Begin with the first line below and retype each line exactly through the line containing "(right) at (422,242);". Any pictures are to be left out.
— Start —
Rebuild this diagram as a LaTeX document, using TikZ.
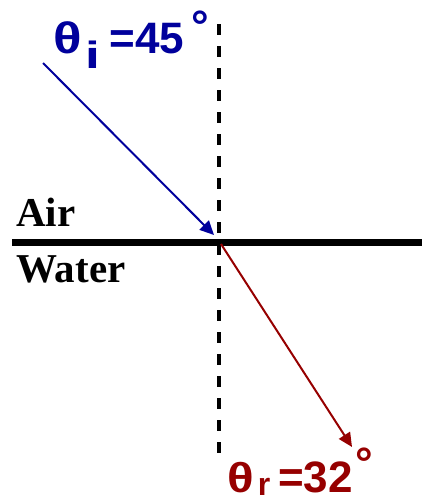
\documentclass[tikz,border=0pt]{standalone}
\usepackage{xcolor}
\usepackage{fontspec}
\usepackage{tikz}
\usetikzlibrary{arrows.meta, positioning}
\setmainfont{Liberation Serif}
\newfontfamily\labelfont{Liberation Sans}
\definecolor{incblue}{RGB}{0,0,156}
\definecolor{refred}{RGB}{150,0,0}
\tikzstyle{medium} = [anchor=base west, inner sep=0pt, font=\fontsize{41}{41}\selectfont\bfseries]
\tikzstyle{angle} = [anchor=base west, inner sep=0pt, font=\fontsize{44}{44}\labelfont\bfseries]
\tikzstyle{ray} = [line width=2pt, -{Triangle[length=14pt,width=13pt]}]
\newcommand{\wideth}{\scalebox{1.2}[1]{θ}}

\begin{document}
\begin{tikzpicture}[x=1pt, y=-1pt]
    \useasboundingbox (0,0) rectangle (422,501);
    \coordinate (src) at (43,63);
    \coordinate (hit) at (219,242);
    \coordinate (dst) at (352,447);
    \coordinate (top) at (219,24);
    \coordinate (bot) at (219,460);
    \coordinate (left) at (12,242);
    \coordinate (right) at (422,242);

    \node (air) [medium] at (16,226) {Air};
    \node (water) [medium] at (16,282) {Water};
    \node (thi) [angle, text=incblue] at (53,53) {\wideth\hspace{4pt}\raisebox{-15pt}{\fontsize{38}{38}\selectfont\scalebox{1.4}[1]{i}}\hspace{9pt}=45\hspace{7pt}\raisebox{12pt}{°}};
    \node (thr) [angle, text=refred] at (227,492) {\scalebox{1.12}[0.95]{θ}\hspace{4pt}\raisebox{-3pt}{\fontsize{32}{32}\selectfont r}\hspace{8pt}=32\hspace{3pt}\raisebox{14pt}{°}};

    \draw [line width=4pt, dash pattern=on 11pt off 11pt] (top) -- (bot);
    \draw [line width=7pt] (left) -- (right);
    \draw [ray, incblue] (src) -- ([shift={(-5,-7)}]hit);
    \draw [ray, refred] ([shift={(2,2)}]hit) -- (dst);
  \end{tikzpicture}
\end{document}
— End —
TASK SOLUTION:
Rebuild this diagram as a LaTeX document, using TikZ.
\documentclass[tikz,border=0pt]{standalone}
\usepackage{xcolor}
\usepackage{fontspec}
\usepackage{tikz}
\usetikzlibrary{arrows.meta, positioning}
\setmainfont{Liberation Serif}
\newfontfamily\labelfont{Liberation Sans}
\definecolor{incblue}{RGB}{0,0,156}
\definecolor{refred}{RGB}{150,0,0}
\tikzstyle{medium} = [anchor=base west, inner sep=0pt, font=\fontsize{41}{41}\selectfont\bfseries]
\tikzstyle{angle} = [anchor=base west, inner sep=0pt, font=\fontsize{44}{44}\labelfont\bfseries]
\tikzstyle{ray} = [line width=2pt, -{Triangle[length=14pt,width=13pt]}]
\newcommand{\wideth}{\scalebox{1.2}[1]{θ}}

\begin{document}
\begin{tikzpicture}[x=1pt, y=-1pt]
    \useasboundingbox (0,0) rectangle (422,501);
    \coordinate (src) at (43,63);
    \coordinate (hit) at (219,242);
    \coordinate (dst) at (352,447);
    \coordinate (top) at (219,24);
    \coordinate (bot) at (219,460);
    \coordinate (left) at (12,242);
    \coordinate (right) at (422,242);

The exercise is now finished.